Espelho Meu Andreia Brites 4 Fevereiro 2022

Selva
Marina Gilbert
Kalandraka

Neste álbum sem texto a profusão de cor e formas leva o leitor para a liberdade desordenada da selva desde as guardas iniciais. O que se desvenda e o que se esconde acrescenta uma sensação de mistério. A cumplicidade com o menino protagonista que explora o ambiente acontece naturalmente. É através dos seus passos que esperamos nós descobrir o lugar.

Porém, a narrativa guarda uma surpresa que se revela à medida que as páginas vão sendo viradas: há uma pista que se distingue ou não, e que depois se concretiza em alguém. O menino não está sozinho e os seus adjuvantes são justamente os animais selvagens que habitam o ecossistema, da serpente às borboletas, do crocodilo ao tigre, do golfinho ao orangotango. Todos existem, com todos a criança interage de alguma forma, e nenhum denota o mínimo de agressividade. Apenas permanecem na sua esplendorosa dimensão, inicialmente percepcionada num fragmento. O jogo visual potencia associações de movimento, perigo ou acesso e até evoca referências cinematográficas.

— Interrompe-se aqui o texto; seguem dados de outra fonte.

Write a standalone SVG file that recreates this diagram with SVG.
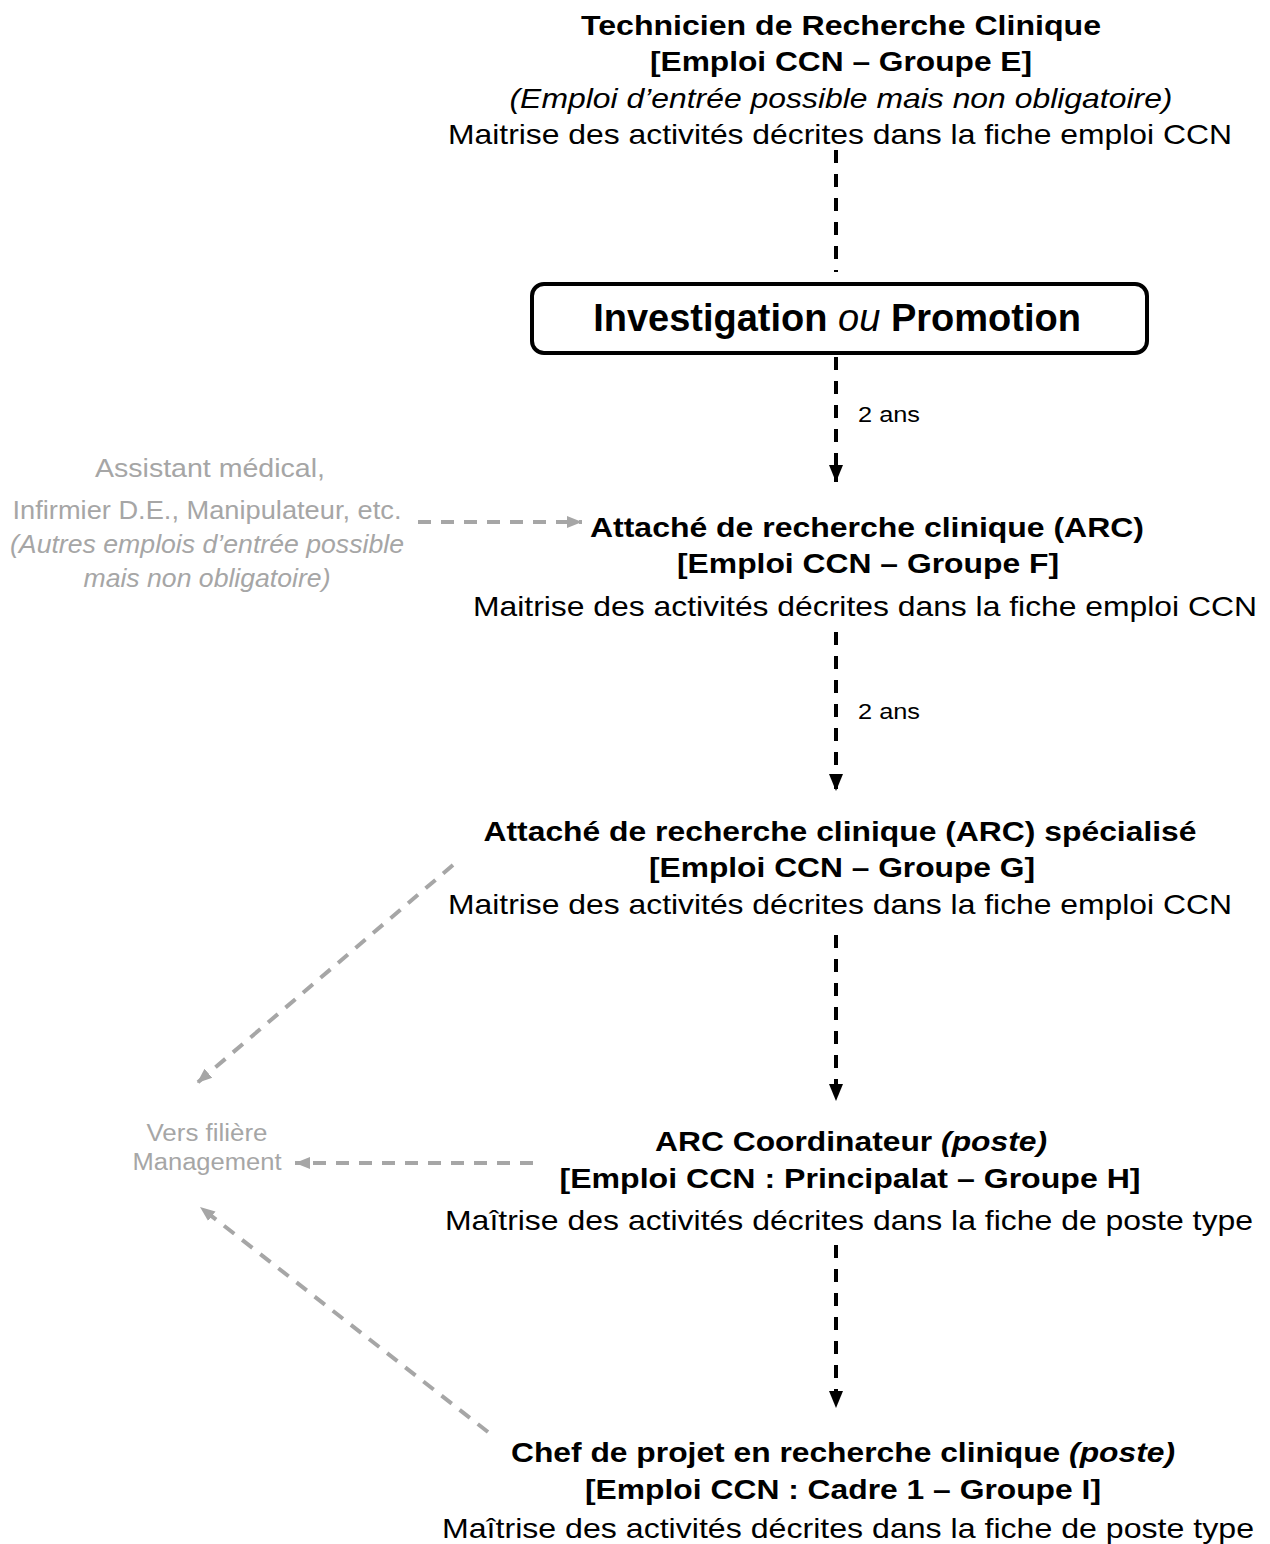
<svg xmlns="http://www.w3.org/2000/svg" width="1270" height="1544" viewBox="0 0 1270 1544">
<style>
text{font-family:"Liberation Sans",Arial,sans-serif;text-anchor:middle;fill:#000}
.t{font-size:28px;font-weight:bold}
.n{font-size:28px}
.i{font-style:italic}
.g{fill:#a6a6a6;font-size:25px}
.g2{fill:#a6a6a6;font-size:23px}
.s{font-size:22px;text-anchor:start}
.bk{stroke:#000;stroke-width:4;stroke-dasharray:13 11;fill:none}
.gr{stroke:#a6a6a6;stroke-width:4;stroke-dasharray:13 10;fill:none}
</style>
<defs>
<marker id="ag" markerWidth="16" markerHeight="14" refX="15" refY="7" orient="auto" markerUnits="userSpaceOnUse" viewBox="0 0 16 14"><path d="M0,1 L15,7 L0,13 z" fill="#a6a6a6"/></marker>
<marker id="ab" markerWidth="18" markerHeight="16" refX="17" refY="8" orient="auto" markerUnits="userSpaceOnUse" viewBox="0 0 18 16"><path d="M0,1 L17,8 L0,15 z" fill="#000"/></marker>
</defs>
<g id="connectors">
<line class="bk" x1="836" y1="150" x2="836" y2="272"/>
<line class="bk" x1="836" y1="357" x2="836" y2="482" marker-end="url(#ab)"/>
<line class="bk" x1="836" y1="632" x2="836" y2="791" marker-end="url(#ab)"/>
<line class="bk" x1="836" y1="935" x2="836" y2="1101" marker-end="url(#ab)"/>
<line class="bk" x1="836" y1="1245" x2="836" y2="1408" marker-end="url(#ab)"/>
<line class="gr" x1="418" y1="522" x2="582" y2="522" marker-end="url(#ag)"/>
<line class="gr" x1="453" y1="865" x2="197" y2="1083" marker-end="url(#ag)"/>
<line class="gr" x1="533" y1="1163" x2="295" y2="1163" marker-end="url(#ag)"/>
<line class="gr" x1="488" y1="1432" x2="200" y2="1207" marker-end="url(#ag)"/>
<text class="s" x="858" y="422" textLength="62" lengthAdjust="spacingAndGlyphs">2 ans</text>
<text class="s" x="858" y="719" textLength="62" lengthAdjust="spacingAndGlyphs">2 ans</text>
</g>
<g id="n-tec">
<text class="t" x="841" y="35" textLength="520" lengthAdjust="spacingAndGlyphs">Technicien de Recherche Clinique</text>
<text class="t" x="841" y="71" textLength="382" lengthAdjust="spacingAndGlyphs">[Emploi CCN – Groupe E]</text>
<text class="n i" x="841" y="108" textLength="663" lengthAdjust="spacingAndGlyphs">(Emploi d’entrée possible mais non obligatoire)</text>
<text class="n" x="840" y="144" textLength="784" lengthAdjust="spacingAndGlyphs">Maitrise des activités décrites dans la fiche emploi CCN</text>
</g>
<g id="n-box">
<rect x="532" y="284" width="615" height="69" rx="12" fill="#fff" stroke="#000" stroke-width="4"/>
<text x="837" y="331" style="font-size:38px;font-weight:bold">Investigation <tspan style="font-style:italic;font-weight:normal">ou</tspan> Promotion</text>
</g>
<g id="n-other">
<text class="g" x="210" y="477" textLength="230" lengthAdjust="spacingAndGlyphs">Assistant médical,</text>
<text class="g" x="207" y="519" textLength="389" lengthAdjust="spacingAndGlyphs">Infirmier D.E., Manipulateur, etc.</text>
<text class="g i" x="207" y="553" textLength="394" lengthAdjust="spacingAndGlyphs">(Autres emplois d’entrée possible</text>
<text class="g i" x="207" y="587" textLength="247" lengthAdjust="spacingAndGlyphs">mais non obligatoire)</text>
</g>
<g id="n-arc">
<text class="t" x="867" y="537" textLength="554" lengthAdjust="spacingAndGlyphs">Attaché de recherche clinique (ARC)</text>
<text class="t" x="868" y="573" textLength="382" lengthAdjust="spacingAndGlyphs">[Emploi CCN – Groupe F]</text>
<text class="n" x="865" y="616" textLength="784" lengthAdjust="spacingAndGlyphs">Maitrise des activités décrites dans la fiche emploi CCN</text>
</g>
<g id="n-arcs">
<text class="t" x="840" y="841" textLength="713" lengthAdjust="spacingAndGlyphs">Attaché de recherche clinique (ARC) spécialisé</text>
<text class="t" x="842" y="877" textLength="386" lengthAdjust="spacingAndGlyphs">[Emploi CCN – Groupe G]</text>
<text class="n" x="840" y="914" textLength="784" lengthAdjust="spacingAndGlyphs">Maitrise des activités décrites dans la fiche emploi CCN</text>
</g>
<g id="n-mgmt">
<text class="g2" x="207" y="1141" textLength="121" lengthAdjust="spacingAndGlyphs">Vers filière</text>
<text class="g2" x="207" y="1170" textLength="149" lengthAdjust="spacingAndGlyphs">Management</text>
</g>
<g id="n-coord">
<text class="t" x="851" y="1151" textLength="392" lengthAdjust="spacingAndGlyphs">ARC Coordinateur <tspan class="i">(poste)</tspan></text>
<text class="t" x="850" y="1188" textLength="581" lengthAdjust="spacingAndGlyphs">[Emploi CCN : Principalat – Groupe H]</text>
<text class="n" x="849" y="1230" textLength="808" lengthAdjust="spacingAndGlyphs">Maîtrise des activités décrites dans la fiche de poste type</text>
</g>
<g id="n-chef">
<text class="t" x="843" y="1462" textLength="664" lengthAdjust="spacingAndGlyphs">Chef de projet en recherche clinique <tspan class="i">(poste)</tspan></text>
<text class="t" x="843" y="1499" textLength="516" lengthAdjust="spacingAndGlyphs">[Emploi CCN : Cadre 1 – Groupe I]</text>
<text class="n" x="848" y="1538" textLength="812" lengthAdjust="spacingAndGlyphs">Maîtrise des activités décrites dans la fiche de poste type</text>
</g>
</svg>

A estética da caminhada não se esgota aqui. É no desenlace que reside a maior surpresa, depois de desvendado o mistério dos animais. Agora que a empatia se confirma, dá-se novo confronto, desta feita entre o espaço natural e o fabricado, e o título ganha novo sentido.

O menino, cuja curiosidade leva a que atravesse a passagem, torna-se o emissário (in?)voluntário de nova transformação. As plantas e os animais da selva contaminam o betão da cidade. Será o património que a criança carrega? Será uma afirmação de resistência? Fica ao critério do leitor.

Ao longo das páginas deste livro, vencedor da edição de 2021 do Prémio Internacional Compostela para Álbuns Ilustrados, não há espaço para nada mais, além da poética sensorial da descoberta.